[EXERCISE TASK]:
Don't include pictures. Quote the lines below from the first through the line that contains "const rho = [-0.29, 0.29, 0.59, 0.645, 0.70, 0.605, 0.83];".

[STORED DATA]:
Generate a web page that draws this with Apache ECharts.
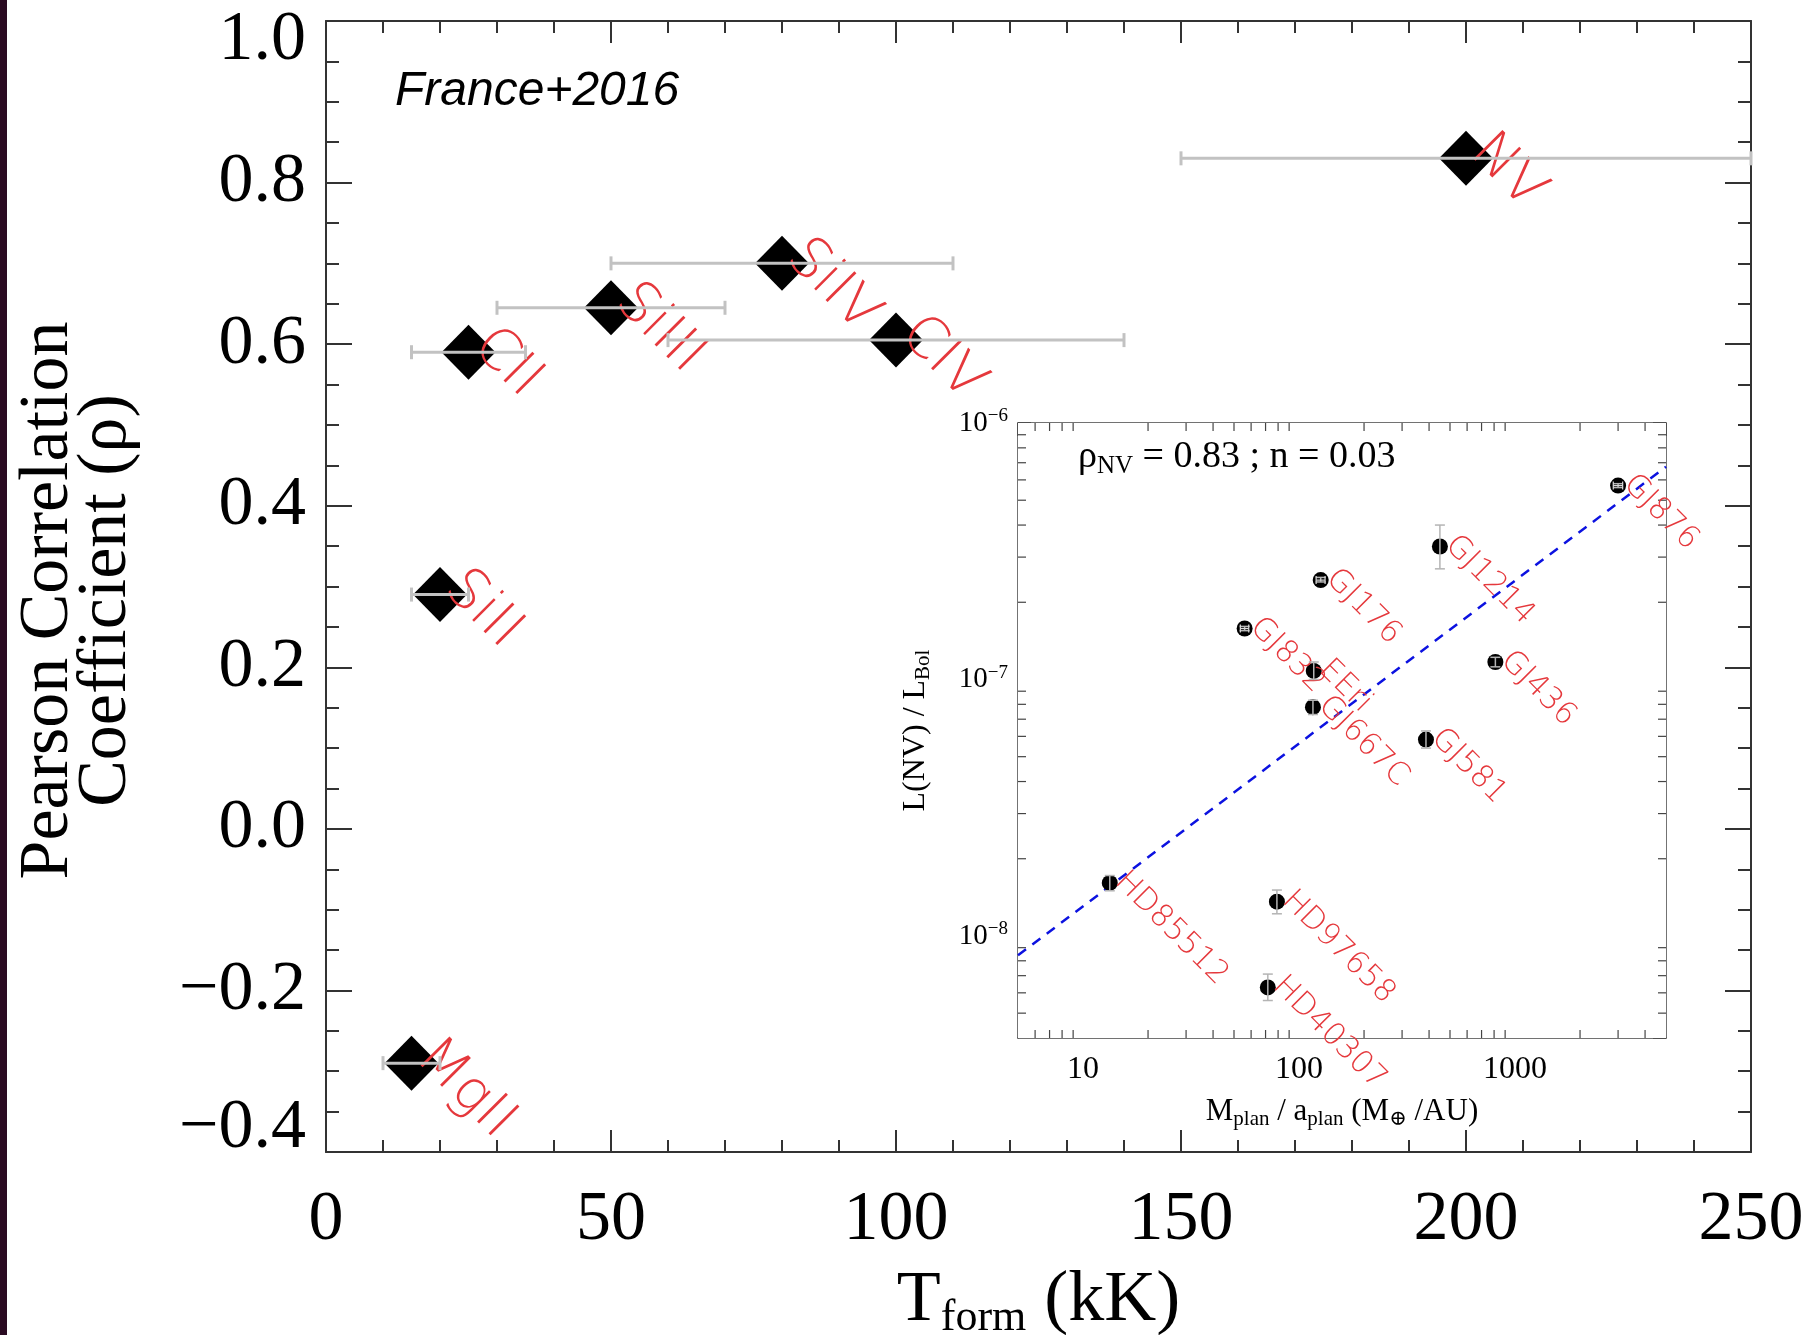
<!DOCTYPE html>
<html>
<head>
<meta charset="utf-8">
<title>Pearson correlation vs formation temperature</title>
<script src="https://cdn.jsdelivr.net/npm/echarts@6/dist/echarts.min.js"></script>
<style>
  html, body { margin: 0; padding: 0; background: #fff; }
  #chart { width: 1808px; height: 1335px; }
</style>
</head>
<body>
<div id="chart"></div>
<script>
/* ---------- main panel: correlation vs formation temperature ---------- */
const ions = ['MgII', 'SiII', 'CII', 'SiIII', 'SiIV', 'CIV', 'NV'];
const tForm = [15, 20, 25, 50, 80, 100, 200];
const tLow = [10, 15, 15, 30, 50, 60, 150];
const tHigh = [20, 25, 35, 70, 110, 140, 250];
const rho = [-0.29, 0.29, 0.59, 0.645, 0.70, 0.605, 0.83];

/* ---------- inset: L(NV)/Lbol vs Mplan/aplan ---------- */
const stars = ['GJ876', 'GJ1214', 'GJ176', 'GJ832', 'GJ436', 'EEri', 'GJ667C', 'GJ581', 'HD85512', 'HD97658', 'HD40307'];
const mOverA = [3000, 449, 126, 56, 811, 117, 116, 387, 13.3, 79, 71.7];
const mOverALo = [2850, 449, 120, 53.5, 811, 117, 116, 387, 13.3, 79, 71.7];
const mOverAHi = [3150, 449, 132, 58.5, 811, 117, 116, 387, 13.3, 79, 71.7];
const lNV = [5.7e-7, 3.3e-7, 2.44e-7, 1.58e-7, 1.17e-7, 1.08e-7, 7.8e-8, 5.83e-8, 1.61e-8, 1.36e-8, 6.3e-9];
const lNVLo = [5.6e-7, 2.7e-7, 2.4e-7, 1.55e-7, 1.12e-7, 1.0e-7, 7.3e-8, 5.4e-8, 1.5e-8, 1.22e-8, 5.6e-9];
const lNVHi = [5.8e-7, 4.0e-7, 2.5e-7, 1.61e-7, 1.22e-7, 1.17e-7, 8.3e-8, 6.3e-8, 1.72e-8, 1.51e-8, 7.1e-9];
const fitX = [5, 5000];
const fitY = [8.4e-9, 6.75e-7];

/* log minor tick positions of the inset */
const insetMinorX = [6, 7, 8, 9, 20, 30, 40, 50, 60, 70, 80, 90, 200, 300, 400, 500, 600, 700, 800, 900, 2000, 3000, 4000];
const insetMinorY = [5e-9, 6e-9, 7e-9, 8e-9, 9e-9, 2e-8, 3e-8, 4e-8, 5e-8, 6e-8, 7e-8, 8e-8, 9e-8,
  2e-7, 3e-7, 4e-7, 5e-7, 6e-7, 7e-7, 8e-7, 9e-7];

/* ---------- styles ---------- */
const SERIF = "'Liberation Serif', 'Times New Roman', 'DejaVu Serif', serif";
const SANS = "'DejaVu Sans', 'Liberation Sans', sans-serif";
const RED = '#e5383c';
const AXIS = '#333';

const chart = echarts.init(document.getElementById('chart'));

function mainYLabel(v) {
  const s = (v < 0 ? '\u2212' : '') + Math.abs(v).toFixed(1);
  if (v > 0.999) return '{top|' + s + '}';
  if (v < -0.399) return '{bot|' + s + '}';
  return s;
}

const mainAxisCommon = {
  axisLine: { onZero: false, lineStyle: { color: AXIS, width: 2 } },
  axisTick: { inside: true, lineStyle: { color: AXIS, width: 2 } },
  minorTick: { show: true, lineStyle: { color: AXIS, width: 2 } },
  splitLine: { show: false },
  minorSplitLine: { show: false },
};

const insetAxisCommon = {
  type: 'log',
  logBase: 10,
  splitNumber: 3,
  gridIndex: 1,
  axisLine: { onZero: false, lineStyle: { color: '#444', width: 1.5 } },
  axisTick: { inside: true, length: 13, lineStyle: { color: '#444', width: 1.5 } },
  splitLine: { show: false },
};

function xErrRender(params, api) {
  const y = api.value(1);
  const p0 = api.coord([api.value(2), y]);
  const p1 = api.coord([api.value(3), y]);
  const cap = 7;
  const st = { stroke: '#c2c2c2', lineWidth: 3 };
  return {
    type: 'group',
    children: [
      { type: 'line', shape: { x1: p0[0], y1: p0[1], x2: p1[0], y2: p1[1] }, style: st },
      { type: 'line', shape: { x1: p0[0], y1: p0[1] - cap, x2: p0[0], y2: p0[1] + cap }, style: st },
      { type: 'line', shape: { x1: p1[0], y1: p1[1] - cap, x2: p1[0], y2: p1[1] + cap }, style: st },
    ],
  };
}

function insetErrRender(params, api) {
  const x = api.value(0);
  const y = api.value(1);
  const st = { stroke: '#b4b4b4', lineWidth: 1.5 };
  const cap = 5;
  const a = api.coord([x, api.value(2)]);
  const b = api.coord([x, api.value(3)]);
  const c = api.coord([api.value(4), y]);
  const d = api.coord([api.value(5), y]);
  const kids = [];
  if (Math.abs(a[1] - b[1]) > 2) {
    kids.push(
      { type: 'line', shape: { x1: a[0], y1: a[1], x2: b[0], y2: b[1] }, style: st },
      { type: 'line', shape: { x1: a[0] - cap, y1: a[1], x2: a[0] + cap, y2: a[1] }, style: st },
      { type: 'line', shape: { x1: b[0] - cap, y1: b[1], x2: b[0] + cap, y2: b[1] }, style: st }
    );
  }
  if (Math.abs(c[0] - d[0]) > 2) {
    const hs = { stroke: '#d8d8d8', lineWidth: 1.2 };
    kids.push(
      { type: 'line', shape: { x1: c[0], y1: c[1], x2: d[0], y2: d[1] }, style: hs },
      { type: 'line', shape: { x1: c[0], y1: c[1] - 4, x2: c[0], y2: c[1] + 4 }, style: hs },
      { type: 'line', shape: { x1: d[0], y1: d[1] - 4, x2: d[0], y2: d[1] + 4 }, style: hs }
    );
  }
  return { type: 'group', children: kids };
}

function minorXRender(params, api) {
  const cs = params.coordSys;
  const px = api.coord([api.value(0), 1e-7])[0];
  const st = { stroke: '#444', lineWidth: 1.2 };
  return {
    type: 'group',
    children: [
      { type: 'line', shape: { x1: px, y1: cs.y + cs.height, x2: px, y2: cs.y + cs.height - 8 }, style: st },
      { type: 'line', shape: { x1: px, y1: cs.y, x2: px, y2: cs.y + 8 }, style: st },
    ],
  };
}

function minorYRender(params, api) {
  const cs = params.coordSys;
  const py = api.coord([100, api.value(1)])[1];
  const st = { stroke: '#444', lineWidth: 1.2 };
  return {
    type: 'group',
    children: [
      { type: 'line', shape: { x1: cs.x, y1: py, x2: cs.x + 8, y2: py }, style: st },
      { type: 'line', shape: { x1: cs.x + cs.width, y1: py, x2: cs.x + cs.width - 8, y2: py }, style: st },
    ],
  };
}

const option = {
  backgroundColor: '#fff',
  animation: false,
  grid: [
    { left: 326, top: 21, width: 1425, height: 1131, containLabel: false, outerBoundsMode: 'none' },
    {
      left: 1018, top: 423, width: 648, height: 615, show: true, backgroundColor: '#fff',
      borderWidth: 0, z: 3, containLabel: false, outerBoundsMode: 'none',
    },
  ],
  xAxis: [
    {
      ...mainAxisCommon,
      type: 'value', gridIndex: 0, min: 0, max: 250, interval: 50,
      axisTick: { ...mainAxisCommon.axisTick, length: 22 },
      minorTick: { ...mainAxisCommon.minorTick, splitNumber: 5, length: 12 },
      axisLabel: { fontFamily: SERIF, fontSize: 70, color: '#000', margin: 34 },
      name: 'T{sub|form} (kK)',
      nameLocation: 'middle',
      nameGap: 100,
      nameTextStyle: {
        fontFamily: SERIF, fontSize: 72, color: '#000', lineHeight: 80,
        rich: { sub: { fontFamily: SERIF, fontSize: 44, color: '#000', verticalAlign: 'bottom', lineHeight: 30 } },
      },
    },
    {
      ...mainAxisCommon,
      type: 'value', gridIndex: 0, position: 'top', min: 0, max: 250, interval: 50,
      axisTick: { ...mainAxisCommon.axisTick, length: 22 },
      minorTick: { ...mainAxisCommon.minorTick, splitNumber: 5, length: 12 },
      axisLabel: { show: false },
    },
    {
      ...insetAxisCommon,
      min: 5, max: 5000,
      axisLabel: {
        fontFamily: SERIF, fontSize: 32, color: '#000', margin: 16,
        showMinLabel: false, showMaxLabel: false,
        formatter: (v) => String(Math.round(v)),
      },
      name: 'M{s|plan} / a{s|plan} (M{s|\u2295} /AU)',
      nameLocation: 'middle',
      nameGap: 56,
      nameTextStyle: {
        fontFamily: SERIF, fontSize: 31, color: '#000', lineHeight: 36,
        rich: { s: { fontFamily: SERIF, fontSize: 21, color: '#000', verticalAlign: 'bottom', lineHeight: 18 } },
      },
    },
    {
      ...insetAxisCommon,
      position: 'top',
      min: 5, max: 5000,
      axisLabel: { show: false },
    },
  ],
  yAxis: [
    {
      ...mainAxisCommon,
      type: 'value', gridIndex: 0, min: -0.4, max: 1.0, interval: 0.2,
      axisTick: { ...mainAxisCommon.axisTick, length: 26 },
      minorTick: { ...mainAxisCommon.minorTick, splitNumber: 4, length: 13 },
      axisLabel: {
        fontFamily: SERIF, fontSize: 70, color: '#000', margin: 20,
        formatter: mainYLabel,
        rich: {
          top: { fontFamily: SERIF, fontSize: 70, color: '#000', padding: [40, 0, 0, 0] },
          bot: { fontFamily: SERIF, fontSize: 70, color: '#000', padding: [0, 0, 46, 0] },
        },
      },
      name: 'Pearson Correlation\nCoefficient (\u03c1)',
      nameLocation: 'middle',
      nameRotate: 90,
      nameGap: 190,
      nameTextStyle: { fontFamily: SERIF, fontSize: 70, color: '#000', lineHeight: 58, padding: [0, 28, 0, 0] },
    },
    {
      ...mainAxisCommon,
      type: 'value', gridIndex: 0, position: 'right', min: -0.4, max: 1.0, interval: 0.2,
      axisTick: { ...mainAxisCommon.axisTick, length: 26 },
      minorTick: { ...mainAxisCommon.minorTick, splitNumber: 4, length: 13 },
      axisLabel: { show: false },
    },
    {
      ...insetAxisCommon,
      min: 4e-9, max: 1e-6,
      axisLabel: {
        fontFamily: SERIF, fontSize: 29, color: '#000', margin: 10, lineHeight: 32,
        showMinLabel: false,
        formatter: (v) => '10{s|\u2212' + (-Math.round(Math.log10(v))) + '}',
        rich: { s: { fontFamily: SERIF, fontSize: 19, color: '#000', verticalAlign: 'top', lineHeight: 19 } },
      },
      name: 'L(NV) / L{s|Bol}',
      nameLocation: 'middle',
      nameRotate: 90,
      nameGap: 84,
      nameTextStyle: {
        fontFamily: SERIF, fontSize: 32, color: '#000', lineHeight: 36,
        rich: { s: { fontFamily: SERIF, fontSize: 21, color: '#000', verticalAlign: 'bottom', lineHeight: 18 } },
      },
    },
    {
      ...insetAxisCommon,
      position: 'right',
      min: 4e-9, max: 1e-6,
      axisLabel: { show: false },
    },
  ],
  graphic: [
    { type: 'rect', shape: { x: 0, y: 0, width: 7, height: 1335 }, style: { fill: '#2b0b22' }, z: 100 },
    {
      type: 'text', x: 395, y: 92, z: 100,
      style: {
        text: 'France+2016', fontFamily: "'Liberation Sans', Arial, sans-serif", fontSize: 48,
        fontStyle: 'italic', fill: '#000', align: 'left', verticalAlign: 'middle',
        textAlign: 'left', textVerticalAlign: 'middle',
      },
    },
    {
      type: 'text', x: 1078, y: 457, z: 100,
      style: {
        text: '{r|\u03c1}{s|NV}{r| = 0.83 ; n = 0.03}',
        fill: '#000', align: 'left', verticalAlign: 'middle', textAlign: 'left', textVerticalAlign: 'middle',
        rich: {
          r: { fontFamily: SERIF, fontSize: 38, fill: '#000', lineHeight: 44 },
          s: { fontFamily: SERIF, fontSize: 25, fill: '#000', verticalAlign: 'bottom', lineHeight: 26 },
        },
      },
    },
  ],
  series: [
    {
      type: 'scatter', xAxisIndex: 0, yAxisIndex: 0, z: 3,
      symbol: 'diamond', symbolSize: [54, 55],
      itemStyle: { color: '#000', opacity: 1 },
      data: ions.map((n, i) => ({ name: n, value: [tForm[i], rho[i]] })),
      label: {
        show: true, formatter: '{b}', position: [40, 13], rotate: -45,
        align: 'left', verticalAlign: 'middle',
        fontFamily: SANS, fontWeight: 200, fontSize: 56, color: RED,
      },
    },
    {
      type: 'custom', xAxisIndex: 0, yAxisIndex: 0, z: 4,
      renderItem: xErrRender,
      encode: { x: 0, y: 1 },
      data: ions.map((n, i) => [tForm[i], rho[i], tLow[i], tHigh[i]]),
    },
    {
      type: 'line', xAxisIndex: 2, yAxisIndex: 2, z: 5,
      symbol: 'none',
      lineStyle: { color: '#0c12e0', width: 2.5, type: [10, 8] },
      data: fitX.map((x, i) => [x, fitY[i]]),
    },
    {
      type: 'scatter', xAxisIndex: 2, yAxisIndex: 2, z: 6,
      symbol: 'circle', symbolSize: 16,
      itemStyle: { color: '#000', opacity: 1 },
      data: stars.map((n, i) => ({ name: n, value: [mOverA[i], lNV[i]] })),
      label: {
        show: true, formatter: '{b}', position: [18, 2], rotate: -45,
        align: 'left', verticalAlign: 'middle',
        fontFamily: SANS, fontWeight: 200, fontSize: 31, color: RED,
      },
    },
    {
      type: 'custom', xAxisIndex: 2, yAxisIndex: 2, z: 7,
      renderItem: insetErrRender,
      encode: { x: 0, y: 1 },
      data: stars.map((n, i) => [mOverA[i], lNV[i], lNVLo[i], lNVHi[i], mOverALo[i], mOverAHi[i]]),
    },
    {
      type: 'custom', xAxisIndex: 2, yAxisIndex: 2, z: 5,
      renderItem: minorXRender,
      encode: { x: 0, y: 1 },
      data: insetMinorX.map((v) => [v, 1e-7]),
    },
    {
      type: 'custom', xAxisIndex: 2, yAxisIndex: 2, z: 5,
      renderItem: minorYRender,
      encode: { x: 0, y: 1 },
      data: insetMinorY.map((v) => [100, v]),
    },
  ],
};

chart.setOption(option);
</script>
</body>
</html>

[EXPECTED ANSWER]:
Generate a web page that draws this with Apache ECharts.
<!DOCTYPE html>
<html>
<head>
<meta charset="utf-8">
<title>Pearson correlation vs formation temperature</title>
<script src="https://cdn.jsdelivr.net/npm/echarts@6/dist/echarts.min.js"></script>
<style>
  html, body { margin: 0; padding: 0; background: #fff; }
  #chart { width: 1808px; height: 1335px; }
</style>
</head>
<body>
<div id="chart"></div>
<script>
/* ---------- main panel: correlation vs formation temperature ---------- */
const ions = ['MgII', 'SiII', 'CII', 'SiIII', 'SiIV', 'CIV', 'NV'];
const tForm = [15, 20, 25, 50, 80, 100, 200];
const tLow = [10, 15, 15, 30, 50, 60, 150];
const tHigh = [20, 25, 35, 70, 110, 140, 250];
const rho = [-0.29, 0.29, 0.59, 0.645, 0.70, 0.605, 0.83];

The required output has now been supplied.